Thats easier said than done. Merkel has been under systematic attack from the far right in her own country, who lambasted her for welcoming over a million Syrian refugees and other migrants over the past couple of years. Trump echoed their criticisms on the campaign trail, describing Merkel's policies as a "disgrace" and a "disaster," and later suggested he would welcome the further unraveling of the European Union and consider slapping import penalties on German carmakers.

On their first phone call of the Trump presidency, which came a day after the announcement of Trump's first (and failed) executive order on immigration, Merkel offered the new American president a gentle lecture on the international community's obligations to refugees. That didn't go down so well in a White House that sees a marked distinction between universal values and American interests.

"Don’t lecture us about values, about who we are and what we believe," a senior Trump adviser told my colleagues anonymously, in reference to Merkel’s phone call.

"Merkel’s challenge will be to counter Trump’s perception of reality without turning him against her," writes Politico’s Matthew Karnitschnig. That sounds tricky. But the White House and diplomatic press corps could remind Trump of certain realities when he and Merkel address a joint press conference Friday.

Here are some awkward questions to pose the American president as he stands next to the German chancellor:

1. "Do you still stand by earlier comments that NATO is 'obsolete'? If so, would you consider withdrawing the tens of thousands U.S. troops stationed in Germany?"

2. "Chancellor Merkel has her own doubts about the issue of multiculturalism. But she still welcomed refugees. Is there a danger in confusing the two issues?"

3. "Your senior trade adviser, Peter Navarro, thinks Germany's trade surplus is a threat to America. Do you agree?"

4. "Given what you’ve said in the past, who do you view as a more reliable partner: Merkel or Russian President Vladimir Putin?"

5. "When Chancellor Merkel and her colleagues express alarm over Russian meddling and interference in Europe, do you share their concern?"

6. "Do you believe the project of European integration is worth defending? Do you understand why its success has been important to every previous American administration since World War II?"
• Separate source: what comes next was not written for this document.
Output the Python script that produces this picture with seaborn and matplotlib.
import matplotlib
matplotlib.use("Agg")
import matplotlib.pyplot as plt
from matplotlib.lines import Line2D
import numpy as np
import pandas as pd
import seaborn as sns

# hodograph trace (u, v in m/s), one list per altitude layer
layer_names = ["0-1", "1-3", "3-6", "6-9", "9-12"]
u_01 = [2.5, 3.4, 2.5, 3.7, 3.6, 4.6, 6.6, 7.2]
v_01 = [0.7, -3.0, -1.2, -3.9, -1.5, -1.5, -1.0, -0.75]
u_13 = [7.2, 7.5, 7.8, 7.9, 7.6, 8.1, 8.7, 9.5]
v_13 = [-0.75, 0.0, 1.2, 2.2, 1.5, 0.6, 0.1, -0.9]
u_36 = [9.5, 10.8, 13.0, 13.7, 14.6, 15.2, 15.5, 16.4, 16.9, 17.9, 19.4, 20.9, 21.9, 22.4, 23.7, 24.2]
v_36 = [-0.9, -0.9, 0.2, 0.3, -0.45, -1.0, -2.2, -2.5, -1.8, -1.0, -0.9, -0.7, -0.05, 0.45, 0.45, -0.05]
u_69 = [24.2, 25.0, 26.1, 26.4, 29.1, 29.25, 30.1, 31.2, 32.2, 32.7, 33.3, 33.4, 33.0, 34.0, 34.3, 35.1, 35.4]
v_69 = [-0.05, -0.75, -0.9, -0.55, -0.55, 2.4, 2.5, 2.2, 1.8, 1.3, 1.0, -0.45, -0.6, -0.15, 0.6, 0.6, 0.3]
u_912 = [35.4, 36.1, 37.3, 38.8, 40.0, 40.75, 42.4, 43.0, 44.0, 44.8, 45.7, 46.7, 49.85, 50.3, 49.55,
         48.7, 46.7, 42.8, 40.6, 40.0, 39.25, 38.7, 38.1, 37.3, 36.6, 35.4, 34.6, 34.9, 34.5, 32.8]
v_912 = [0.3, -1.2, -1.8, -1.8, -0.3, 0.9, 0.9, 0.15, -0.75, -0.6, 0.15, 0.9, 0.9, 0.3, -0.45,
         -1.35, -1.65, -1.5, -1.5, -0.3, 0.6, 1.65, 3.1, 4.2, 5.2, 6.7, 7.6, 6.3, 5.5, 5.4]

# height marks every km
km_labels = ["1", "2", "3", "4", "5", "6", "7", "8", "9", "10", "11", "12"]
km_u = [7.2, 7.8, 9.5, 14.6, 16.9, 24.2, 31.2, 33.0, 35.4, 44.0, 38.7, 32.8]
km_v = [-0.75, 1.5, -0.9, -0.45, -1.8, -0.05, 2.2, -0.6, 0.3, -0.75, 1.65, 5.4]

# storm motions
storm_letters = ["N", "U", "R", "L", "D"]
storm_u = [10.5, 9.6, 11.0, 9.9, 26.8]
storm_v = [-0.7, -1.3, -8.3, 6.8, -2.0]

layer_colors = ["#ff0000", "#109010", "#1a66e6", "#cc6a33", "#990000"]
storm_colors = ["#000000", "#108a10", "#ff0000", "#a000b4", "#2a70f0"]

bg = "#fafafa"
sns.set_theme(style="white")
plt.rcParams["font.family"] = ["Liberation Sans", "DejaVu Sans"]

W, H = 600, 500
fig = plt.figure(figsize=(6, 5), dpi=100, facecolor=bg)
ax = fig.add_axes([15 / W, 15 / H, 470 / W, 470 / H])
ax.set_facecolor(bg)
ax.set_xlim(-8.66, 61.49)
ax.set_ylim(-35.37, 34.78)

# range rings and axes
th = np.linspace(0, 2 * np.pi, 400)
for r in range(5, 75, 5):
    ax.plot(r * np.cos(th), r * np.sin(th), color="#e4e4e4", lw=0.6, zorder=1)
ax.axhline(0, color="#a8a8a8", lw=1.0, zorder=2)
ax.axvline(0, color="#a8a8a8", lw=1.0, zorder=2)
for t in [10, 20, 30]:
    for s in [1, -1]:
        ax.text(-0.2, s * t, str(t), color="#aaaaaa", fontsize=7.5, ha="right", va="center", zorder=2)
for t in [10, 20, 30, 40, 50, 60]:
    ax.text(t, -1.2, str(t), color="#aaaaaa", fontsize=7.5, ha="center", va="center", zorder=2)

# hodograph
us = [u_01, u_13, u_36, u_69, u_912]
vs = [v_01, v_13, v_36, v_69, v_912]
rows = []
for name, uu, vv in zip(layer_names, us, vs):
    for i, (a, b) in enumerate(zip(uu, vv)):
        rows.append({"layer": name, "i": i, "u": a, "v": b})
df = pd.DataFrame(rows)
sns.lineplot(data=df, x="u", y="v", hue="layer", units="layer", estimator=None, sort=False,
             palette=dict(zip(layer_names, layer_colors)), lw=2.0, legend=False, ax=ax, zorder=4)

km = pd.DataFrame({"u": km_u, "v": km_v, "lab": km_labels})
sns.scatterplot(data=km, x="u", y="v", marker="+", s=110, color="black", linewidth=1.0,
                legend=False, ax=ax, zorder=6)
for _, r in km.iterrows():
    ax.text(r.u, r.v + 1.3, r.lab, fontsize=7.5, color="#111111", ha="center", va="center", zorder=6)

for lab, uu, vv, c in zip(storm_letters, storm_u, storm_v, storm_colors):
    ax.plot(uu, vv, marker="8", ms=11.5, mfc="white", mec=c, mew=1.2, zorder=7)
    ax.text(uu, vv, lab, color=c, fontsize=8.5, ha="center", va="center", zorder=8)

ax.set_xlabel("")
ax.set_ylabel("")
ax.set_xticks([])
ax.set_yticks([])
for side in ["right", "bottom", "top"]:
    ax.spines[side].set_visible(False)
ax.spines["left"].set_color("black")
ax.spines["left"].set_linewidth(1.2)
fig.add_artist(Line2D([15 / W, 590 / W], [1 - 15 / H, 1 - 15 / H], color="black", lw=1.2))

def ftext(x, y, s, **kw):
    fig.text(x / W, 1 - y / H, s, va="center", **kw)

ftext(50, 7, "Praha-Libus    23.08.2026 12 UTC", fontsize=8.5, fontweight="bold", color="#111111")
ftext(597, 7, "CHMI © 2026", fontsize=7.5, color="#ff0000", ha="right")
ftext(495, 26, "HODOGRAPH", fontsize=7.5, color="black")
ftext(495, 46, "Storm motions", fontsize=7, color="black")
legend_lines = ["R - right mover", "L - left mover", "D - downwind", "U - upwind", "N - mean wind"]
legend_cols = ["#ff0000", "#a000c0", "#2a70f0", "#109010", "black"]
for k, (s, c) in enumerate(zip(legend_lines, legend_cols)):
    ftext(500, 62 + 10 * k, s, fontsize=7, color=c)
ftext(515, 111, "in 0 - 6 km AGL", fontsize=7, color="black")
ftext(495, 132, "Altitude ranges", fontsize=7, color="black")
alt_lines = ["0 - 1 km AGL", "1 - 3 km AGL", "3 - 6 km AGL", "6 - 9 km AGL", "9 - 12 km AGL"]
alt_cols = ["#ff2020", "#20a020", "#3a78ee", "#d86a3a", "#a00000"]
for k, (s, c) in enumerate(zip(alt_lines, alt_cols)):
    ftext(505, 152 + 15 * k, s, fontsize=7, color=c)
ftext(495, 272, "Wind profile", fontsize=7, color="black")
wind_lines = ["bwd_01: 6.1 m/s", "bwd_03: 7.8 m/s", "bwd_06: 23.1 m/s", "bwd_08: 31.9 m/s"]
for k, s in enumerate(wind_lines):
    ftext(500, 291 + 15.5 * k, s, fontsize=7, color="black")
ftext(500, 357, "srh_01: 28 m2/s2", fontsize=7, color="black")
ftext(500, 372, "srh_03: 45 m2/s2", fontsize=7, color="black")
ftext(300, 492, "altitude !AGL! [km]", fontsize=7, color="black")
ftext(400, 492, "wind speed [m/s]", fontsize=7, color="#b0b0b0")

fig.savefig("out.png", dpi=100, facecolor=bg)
7. "Do you think Chancellor Merkel is a ‘globalist,’ and what does that mean to you?"

8. "Chancellor Merkel is also worried about ‘fake news,’ but unlike you, doesn't apply that label to the mainstream media. She sees the threat coming from social-media bots, trolls and fringe fake-news sites. Do you agree the latter is a real problem?"
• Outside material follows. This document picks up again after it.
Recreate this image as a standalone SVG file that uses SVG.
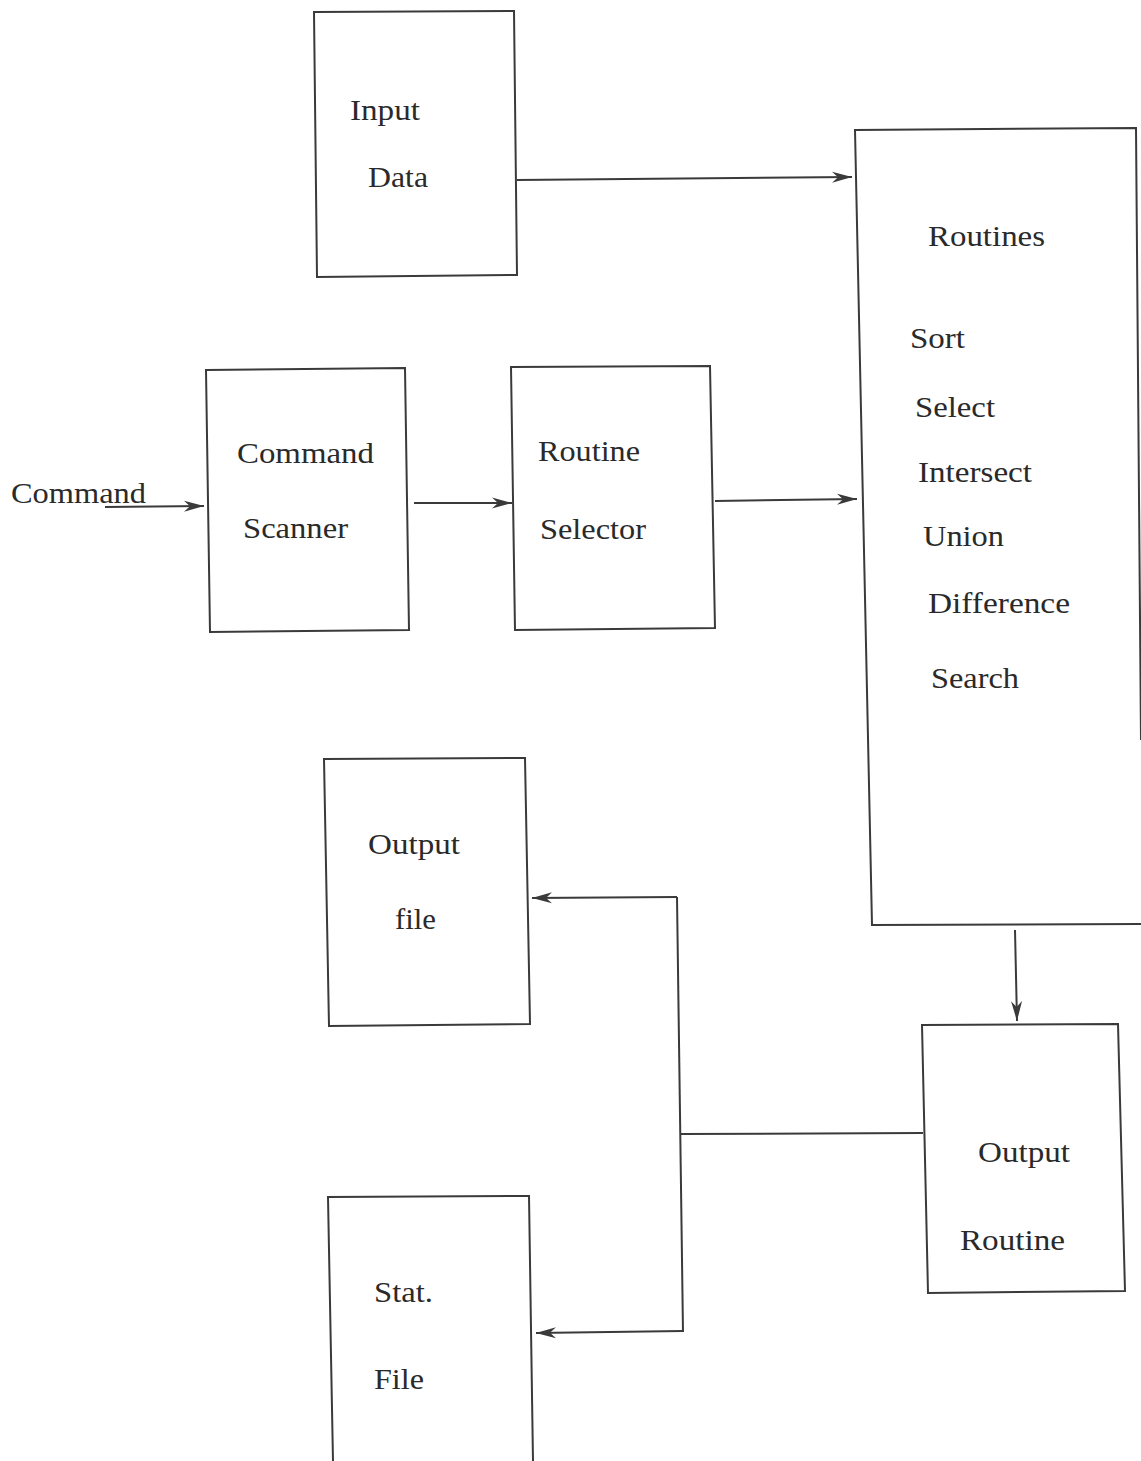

9. "The outcome of this week's parliamentary elections in the Netherlands is being seen as a validation of the status quo and a rejection of Dutch far-right leader Geert Wilders, who cheered you on. Chancellor Merkel has congratulated Dutch Prime Minister Mark Rutte. Have you?"

10. "The U.S. men's national soccer team has benefited from an influx of German-born players as well as players from other immigrant communities. What would an America First soccer team look like?"

Sure, Today’s WorldView doesnt presume any of these questions may come up, given the intense domestic news cycle in the United States. But its worth a try.